In view of the above, IT service monitoring plays a very important role in avoiding an outage. The reasons pointed to whenever an outage happens are typically:
- The Service was not being monitored (not configured/outdated monitoring).
- Monitoring was configured but not running (script error / config error).
- There were no alerts even though monitoring was in place.
- The alert didn’t catch the attention of the operator.
- The alert was lost in a sea of alerts that day.
Thus, it is critical that we monitor the health of the monitoring system itself to avoid monitoring being one of the root-causes for an outage.
How to monitor the monitoring
We recommend the following 5 basic checks to monitor the monitoring.
Examples of how to in Geneos are given in the screenshots below.
1. Is monitoring working?
Apply check on sampling status of all monitoring services to check that they are working at all times. This can be done by applying a simple severity rule on the sampling status of all services being monitored.
It can be then checked through the sampling status that it is being monitored.
You can monitor in one place all the gateway sampling statuses. This can be done using combination of Gateway Sharing and “Gateway-Sql” plugins.
2. Check if all applications and physical / virtual servers are covered?
Check if all the configured application services are covered. This can be done by using the “Gateway-managedEntitiesData” plugin as shown below. Note that there may be more than one application service (Managed Entity) on a single server.
A rule can be added on the “probeStatus” field to check if a probe’s status is “Up”.
Check if all the physical /virtual servers are covered. This can be done by using the “Gateway-probeData” plugin as shown below.
3. Check License validity.
This can be done by using the “Gateway-licenceUsage” plugin.
4. Visibility of monitoring health
Various troubleshooting decisions, like restarting a process, restarting a module or fail-over to backup, are taken during incident, it is important that the health status of the monitoring estate is available to all who take these decisions.

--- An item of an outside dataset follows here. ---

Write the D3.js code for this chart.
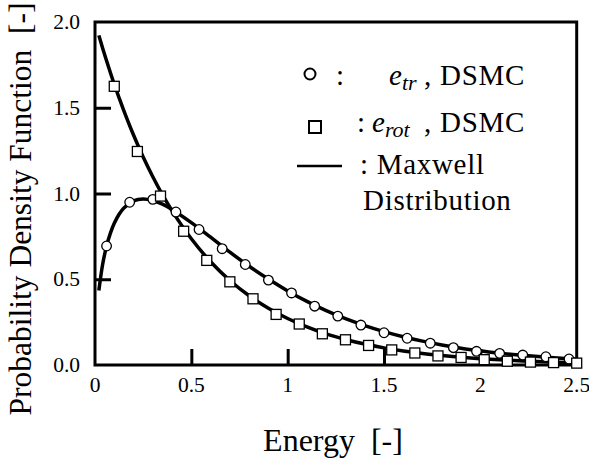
<!DOCTYPE html>
<html>
<head>
<meta charset="utf-8">
<script src="https://cdn.jsdelivr.net/npm/d3@7"></script>
<style>
  html, body { margin: 0; padding: 0; background: #fff; }
  svg text { font-family: "Liberation Serif", "Times New Roman", serif; fill: #000; }
</style>
</head>
<body>
<svg id="chart" width="589" height="464"></svg>
<script>
// ---------------- data ----------------
const xTicks = [0, 0.5, 1, 1.5, 2, 2.5];
const xTickLabels = ["0", "0.5", "1", "1.5", "2", "2.5"];
const yTicks = [0, 0.5, 1.0, 1.5, 2.0];
const yTickLabels = ["0.0", "0.5", "1.0", "1.5", "2.0"];

// DSMC translational energy (circles)
const trEnergy = [0.06, 0.18, 0.30, 0.42, 0.54, 0.66, 0.78, 0.90, 1.02, 1.14, 1.26,
                  1.38, 1.50, 1.62, 1.74, 1.86, 1.98, 2.10, 2.22, 2.34, 2.46];
const trValues = [0.694, 0.949, 0.966, 0.892, 0.790, 0.678, 0.586, 0.495, 0.420, 0.343, 0.285,
                  0.233, 0.188, 0.156, 0.127, 0.101, 0.080, 0.068, 0.058, 0.048, 0.035];

// DSMC rotational energy (squares)
const rotEnergy = [0.10, 0.22, 0.34, 0.46, 0.58, 0.70, 0.82, 0.94, 1.06, 1.18, 1.30,
                   1.42, 1.54, 1.66, 1.78, 1.90, 2.02, 2.14, 2.26, 2.38, 2.50];
const rotValues = [1.625, 1.245, 0.985, 0.780, 0.610, 0.485, 0.386, 0.295, 0.239, 0.182, 0.147,
                   0.114, 0.088, 0.070, 0.053, 0.044, 0.031, 0.022, 0.017, 0.014, 0.011];

// Maxwell distribution curves (solid lines)
const curveEnergy = [0.02, 0.04, 0.06, 0.08, 0.10, 0.125, 0.15, 0.20, 0.25, 0.30, 0.35, 0.40,
                     0.50, 0.60, 0.70, 0.80, 0.90, 1.00, 1.10, 1.20, 1.30, 1.40, 1.50, 1.60,
                     1.70, 1.80, 1.90, 2.00, 2.10, 2.20, 2.30, 2.40, 2.50];
const curveTr = [0.434, 0.589, 0.693, 0.769, 0.826, 0.879, 0.916, 0.957, 0.968, 0.959, 0.938, 0.907,
                 0.830, 0.745, 0.658, 0.576, 0.501, 0.432, 0.371, 0.317, 0.270, 0.230, 0.195, 0.165,
                 0.139, 0.117, 0.098, 0.083, 0.069, 0.058, 0.049, 0.041, 0.034];
const curveRot = [1.922, 1.846, 1.774, 1.704, 1.637, 1.558, 1.482, 1.341, 1.213, 1.098, 0.993, 0.899,
                  0.736, 0.602, 0.493, 0.404, 0.331, 0.271, 0.222, 0.181, 0.149, 0.122, 0.100, 0.082,
                  0.067, 0.055, 0.045, 0.037, 0.030, 0.025, 0.020, 0.016, 0.013];

// ---------------- chart ----------------
const svg = d3.select("#chart");
const L = 95, T = 22, R = 576.7, B = 365;

const x = d3.scaleLinear().domain([0, 2.5]).range([L, R]);
const y = d3.scaleLinear().domain([0, 2.0]).range([B, T]);

// frame
svg.append("rect")
  .attr("x", L).attr("y", T).attr("width", R - L).attr("height", B - T)
  .attr("fill", "none").attr("stroke", "#000").attr("stroke-width", 3);

// inward ticks (bottom)
const xAxis = d3.axisBottom(x).tickValues(xTicks.slice(1, -1)).tickSizeInner(-16).tickSizeOuter(0).tickFormat("");
const gx = svg.append("g").attr("transform", `translate(0,${B})`).call(xAxis);
gx.select(".domain").remove();
gx.selectAll(".tick line").attr("stroke", "#000").attr("stroke-width", 3);

// inward ticks (left)
const yAxis = d3.axisLeft(y).tickValues(yTicks.slice(1, -1)).tickSizeInner(-16).tickSizeOuter(0).tickFormat("");
const gy = svg.append("g").attr("transform", `translate(${L},0)`).call(yAxis);
gy.select(".domain").remove();
gy.selectAll(".tick line").attr("stroke", "#000").attr("stroke-width", 3);

// tick labels
svg.append("g").selectAll("text").data(xTicks).join("text")
  .attr("x", d => x(d)).attr("y", 392)
  .attr("text-anchor", "middle").attr("font-size", 21.5)
  .text((d, i) => xTickLabels[i]);

svg.append("g").selectAll("text").data(yTicks).join("text")
  .attr("x", 80).attr("y", d => y(d) + 7)
  .attr("text-anchor", "end").attr("font-size", 21.5)
  .text((d, i) => yTickLabels[i]);

// axis titles
svg.append("text")
  .attr("x", 333).attr("y", 451)
  .attr("text-anchor", "middle").attr("font-size", 32)
  .attr("xml:space", "preserve")
  .text("Energy  [-]");

svg.append("text")
  .attr("transform", "translate(31,209) rotate(-90)")
  .attr("text-anchor", "middle").attr("font-size", 31.5)
  .attr("xml:space", "preserve")
  .text("Probability Density Function  [-]");

// curves
const line = d3.line().x(d => x(d[0])).y(d => y(d[1])).curve(d3.curveCatmullRom.alpha(0.5));
svg.append("path")
  .datum(curveEnergy.map((e, i) => [e, curveTr[i]]))
  .attr("d", line).attr("fill", "none").attr("stroke", "#000").attr("stroke-width", 3.5);
svg.append("path")
  .datum(curveEnergy.map((e, i) => [e, curveRot[i]]))
  .attr("d", line).attr("fill", "none").attr("stroke", "#000").attr("stroke-width", 3.5);

// markers
svg.append("g").selectAll("circle").data(trEnergy).join("circle")
  .attr("cx", d => x(d)).attr("cy", (d, i) => y(trValues[i])).attr("r", 4.8)
  .attr("fill", "#fff").attr("stroke", "#000").attr("stroke-width", 1.3);

const sq = 10;
svg.append("g").selectAll("rect").data(rotEnergy).join("rect")
  .attr("x", d => x(d) - sq / 2).attr("y", (d, i) => y(rotValues[i]) - sq / 2)
  .attr("width", sq).attr("height", sq)
  .attr("fill", "#fff").attr("stroke", "#000").attr("stroke-width", 1.3);

// legend
const lg = svg.append("g").attr("font-size", 29);
const lsp = 0.7;
lg.append("circle").attr("cx", 310).attr("cy", 74).attr("r", 5.5)
  .attr("fill", "#fff").attr("stroke", "#000").attr("stroke-width", 2);
lg.append("text").attr("x", 336).attr("y", 85).text(":");
const t1 = lg.append("text").attr("x", 389).attr("y", 85);
t1.append("tspan").attr("font-style", "italic").text("e");
t1.append("tspan").attr("font-style", "italic").attr("font-size", 22).attr("dy", 5).text("tr");
lg.append("text").attr("x", 525).attr("y", 85).attr("text-anchor", "end")
  .attr("letter-spacing", lsp).text(", DSMC");

lg.append("rect").attr("x", 309).attr("y", 121).attr("width", 12).attr("height", 12)
  .attr("fill", "#fff").attr("stroke", "#000").attr("stroke-width", 2);
lg.append("text").attr("x", 357).attr("y", 132).text(":");
const t2 = lg.append("text").attr("x", 372).attr("y", 132);
t2.append("tspan").attr("font-style", "italic").text("e");
t2.append("tspan").attr("font-style", "italic").attr("font-size", 22).attr("dy", 5).text("rot");
lg.append("text").attr("x", 525).attr("y", 132).attr("text-anchor", "end")
  .attr("letter-spacing", lsp).text(", DSMC");

lg.append("line").attr("x1", 297).attr("x2", 342).attr("y1", 166).attr("y2", 166)
  .attr("stroke", "#000").attr("stroke-width", 2.5);
lg.append("text").attr("x", 360).attr("y", 174).attr("letter-spacing", lsp).text(": Maxwell");
lg.append("text").attr("x", 363).attr("y", 210).attr("letter-spacing", lsp).text("Distribution");
</script>
</body>
</html>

This can be done by having a placeholder for the underlying monitoring health “Sampling Status” on the mission critical dashboard. As a result, the decision maker knows if he is relying on the correct monitoring data or if there is a break in monitoring services which may be resulting in the alert.

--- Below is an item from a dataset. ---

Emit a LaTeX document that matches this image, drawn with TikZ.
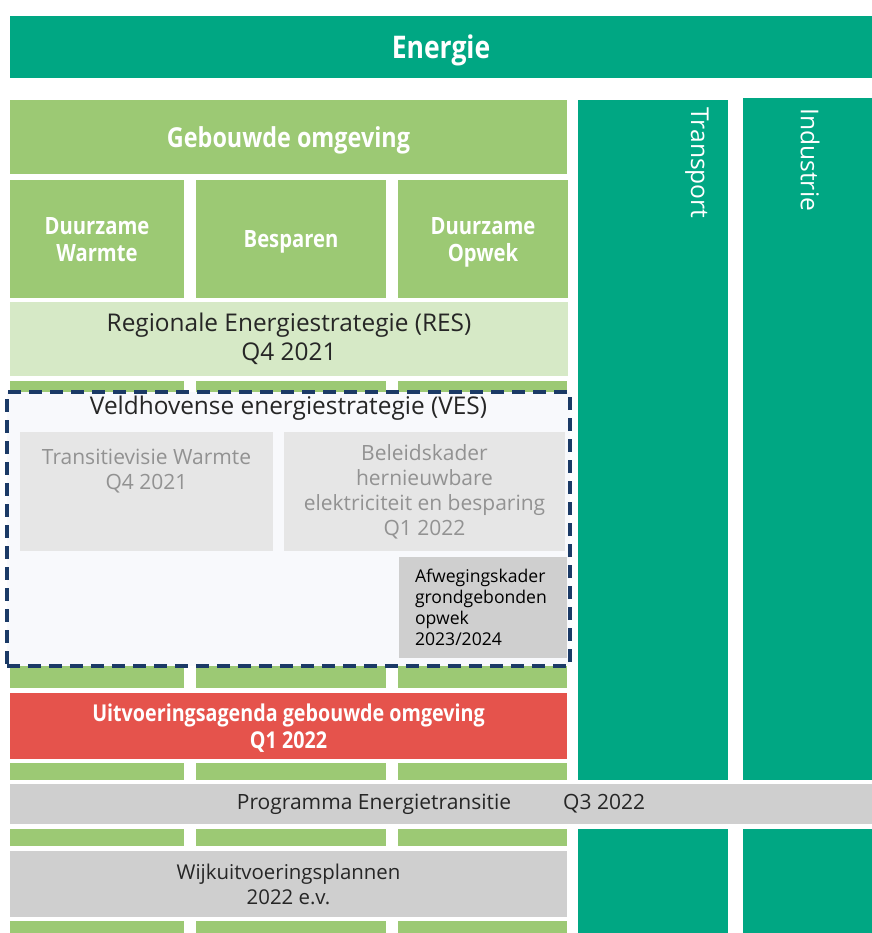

Additionally, one second ticking date time also ensures that the dashboard state is up-to-date and not affected by a local workstation issue.
5. Monitoring reporting & audit
It is important that the monitoring team publish information to stakeholders regarding the following:
- What servers and applications are being monitored.
- Existing issues.
- Critical warning alerts per application and/or server.
- Alerts disabled or snoozed.
- Alert receipts configured (email & mobile) .
Stakeholders can then flag any gaps.